- Origin: Japan
- Genres: J-pop;
- Years active: 2014–2021
- Labels: Ekoms; Tokuma Shoten; Pony Canyon; Read the Air Records;
- Past members: Kaori Sōmoto; Megumi Koshōji; Aoi Yagawa; Yui Inoue; Rin Wada;
- Website: www.maisonbookgirl.com

= Maison Book Girl =

Japanese idol girl group

Maison Book Girl (stylized as Maison book girl) was a Japanese alternative idol girl group formed in 2014. They released their debut album, Bath Room, on September 23, 2015. They disbanded on May 30, 2021.

==History==
At Bis' final concert on July 8, 2014, Megumi Koshōji announced that she would form a new idol group. On November 5, the final line-up was revealed.

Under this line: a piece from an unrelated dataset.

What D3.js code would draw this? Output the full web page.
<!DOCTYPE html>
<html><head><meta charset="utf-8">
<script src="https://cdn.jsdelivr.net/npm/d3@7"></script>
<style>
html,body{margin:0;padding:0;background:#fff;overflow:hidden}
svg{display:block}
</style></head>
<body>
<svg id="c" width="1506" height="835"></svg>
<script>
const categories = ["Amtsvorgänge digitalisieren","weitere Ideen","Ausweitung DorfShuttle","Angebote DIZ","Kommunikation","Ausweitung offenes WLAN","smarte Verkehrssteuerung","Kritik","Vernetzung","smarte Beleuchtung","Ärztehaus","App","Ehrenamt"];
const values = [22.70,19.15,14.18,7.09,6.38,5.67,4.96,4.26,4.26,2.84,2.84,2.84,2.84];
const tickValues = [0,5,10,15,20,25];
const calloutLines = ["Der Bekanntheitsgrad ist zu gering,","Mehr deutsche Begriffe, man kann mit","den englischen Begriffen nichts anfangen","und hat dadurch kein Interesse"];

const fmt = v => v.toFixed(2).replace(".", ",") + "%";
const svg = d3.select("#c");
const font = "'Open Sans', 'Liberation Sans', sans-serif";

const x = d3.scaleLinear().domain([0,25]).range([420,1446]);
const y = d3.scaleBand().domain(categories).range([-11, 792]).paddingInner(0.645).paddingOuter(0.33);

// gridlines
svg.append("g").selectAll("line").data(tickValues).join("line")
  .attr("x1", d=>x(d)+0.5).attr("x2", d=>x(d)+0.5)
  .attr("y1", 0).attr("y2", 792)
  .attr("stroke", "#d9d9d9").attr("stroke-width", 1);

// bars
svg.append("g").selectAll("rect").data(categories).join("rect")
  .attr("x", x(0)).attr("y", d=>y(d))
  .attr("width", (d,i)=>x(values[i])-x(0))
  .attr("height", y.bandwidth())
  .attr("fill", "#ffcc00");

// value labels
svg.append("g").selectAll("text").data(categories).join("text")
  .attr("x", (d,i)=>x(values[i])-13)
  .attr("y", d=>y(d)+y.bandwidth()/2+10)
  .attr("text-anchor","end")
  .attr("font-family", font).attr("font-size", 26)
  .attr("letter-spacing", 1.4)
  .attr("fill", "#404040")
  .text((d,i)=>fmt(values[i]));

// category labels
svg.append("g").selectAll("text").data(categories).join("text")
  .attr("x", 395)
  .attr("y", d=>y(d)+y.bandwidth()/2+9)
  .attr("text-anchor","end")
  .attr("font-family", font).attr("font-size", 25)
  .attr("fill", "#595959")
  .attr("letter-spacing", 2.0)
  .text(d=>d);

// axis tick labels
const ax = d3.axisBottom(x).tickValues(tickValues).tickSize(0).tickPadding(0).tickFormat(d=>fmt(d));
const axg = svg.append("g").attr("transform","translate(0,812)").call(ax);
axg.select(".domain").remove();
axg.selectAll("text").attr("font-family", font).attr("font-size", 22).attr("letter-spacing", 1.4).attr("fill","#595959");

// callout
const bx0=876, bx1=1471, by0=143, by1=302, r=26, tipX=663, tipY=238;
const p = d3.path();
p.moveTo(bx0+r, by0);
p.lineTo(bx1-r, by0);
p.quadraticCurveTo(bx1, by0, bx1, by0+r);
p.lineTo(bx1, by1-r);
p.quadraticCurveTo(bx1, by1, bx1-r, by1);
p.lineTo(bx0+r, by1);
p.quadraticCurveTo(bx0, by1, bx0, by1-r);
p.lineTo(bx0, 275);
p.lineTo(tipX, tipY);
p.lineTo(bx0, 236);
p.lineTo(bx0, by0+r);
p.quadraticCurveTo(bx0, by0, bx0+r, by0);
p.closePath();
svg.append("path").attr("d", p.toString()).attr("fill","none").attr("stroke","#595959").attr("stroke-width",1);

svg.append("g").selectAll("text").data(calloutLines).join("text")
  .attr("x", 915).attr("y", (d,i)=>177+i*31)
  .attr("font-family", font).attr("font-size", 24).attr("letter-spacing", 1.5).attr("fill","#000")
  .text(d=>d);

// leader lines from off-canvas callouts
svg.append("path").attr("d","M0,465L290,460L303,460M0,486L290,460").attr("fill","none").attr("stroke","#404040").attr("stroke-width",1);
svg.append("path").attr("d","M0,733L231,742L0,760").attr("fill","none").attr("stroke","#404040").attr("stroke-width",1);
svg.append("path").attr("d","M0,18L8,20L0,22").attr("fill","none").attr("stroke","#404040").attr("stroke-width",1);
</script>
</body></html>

They released their debut singles, "White" and "Black", exclusively at their live shows from March 14, 2015. On March 27, Kaori Sōmoto left the group and Rin Wada joined. The group released their debut studio album, Bath Room, on September 23. On April 30, 2016, they released the EP Summer Continue, followed by the single "River (Cloudy Irony)" on November 30, which would be their first release under Tokuma Shoten. Their second album, Image, was released on April 5, 2017. The single "412" was released on July 19, 2017, followed by "Cotoeri" on December 13, In early 2018, the group signed with UK label, Read The Air Records. They released the single "Elude" on June 20, 2018, which would be their first release under Pony Canyon. Their third studio album, Yume, was released on November 21. The single "Soup" was released on April 3, 2019, followed by "Umbla" on July 31. Their fourth studio album, Umi to Uchu no Kodomotachi, was released on December 18, 2019. Their first compilation album, Fiction, which was due to be released April 29, 2020, was postponed to June 24 due to the COVID-19 pandemic. On May 30, 2021, after Maison book girl's Solitude Hotel concert at Maihama Amphitheater it was announced that the group had disbanded and that a Blu-ray of the concert would be released on August 18.

==Members==
===Final line-up===
- Megumi Koshōji (コショージ メグミ)
- Aoi Yagawa (矢川葵)
- Yui Inoue (井上唯)
- Rin Wada (和田輪)

===Former===
- Kaori Sōmoto (宗本花音里)

==Discography==
===Studio albums===

| Title | Album details | Peak positions |  |
| JPN Oricon | JPN Billboard |
| Bath Room | Released: September 23, 2015; Label: Ekoms; Formats: CD, digital download; | 84 | — |
| Image | Released: April 5, 2017; Label: Tokuma Japan Communications; Formats: CD, digital download; | 26 | 48 |
| Yume | Released: November 21, 2018; Label: Pony Canyon; Formats: CD, digital download; | 27 | 51 |
| Umi to Uchu no Kodomotachi (海と宇宙の子供たち) | Released: December 18, 2019; Label: Pony Canyon; Formats: CD, digital download; | 38 | 49 |
"—" denotes a recording that did not chart or was not released in that territory.

===Compilation albums===

| Title | Album details | Peak positions |  |
| JPN Oricon | JPN Billboard |
| Fiction | Released: June 24, 2020; Label: Pony Canyon; Formats: CD, digital download; | 29 | 29 |

===Extended plays===

| Title | Album details | Peak positions |
JPN Oricon
| Summer Continue | Released: March 30, 2016; Label: Ekoms; Formats: CD, digital download; | 43 |

===Singles===

Title: Year; Peak positions; Album
JPN Oricon: JPN Billboard
"River (Cloudy Irony)": 2016; 30; 86; Non-album singles
"412": 2017; 33; —
"Cotoeri": 26; 77; Yume
"Elude": 2018; 27; —
"Soup": 2019; 17; —; Umi to Uchu no Kodomotachi
"Umbla": 19; —
"—" denotes a recording that did not chart or was not released in that territory.

==Filmography==
===Blu-rays===

| Title | Album details | Peak positions |
JPN Oricon
| Solitude Hotel 2F+Faithlessness | Released: February 15, 2017; Label: Tokuma Japan Communications; Formats: Blu-ray; | 16 |
| Solitude Hotel | Released: August 18, 2021; Label: Pony Canyon; Formats: Blu-ray; | 25 |
"—" denotes a recording that did not chart or was not released in that territory.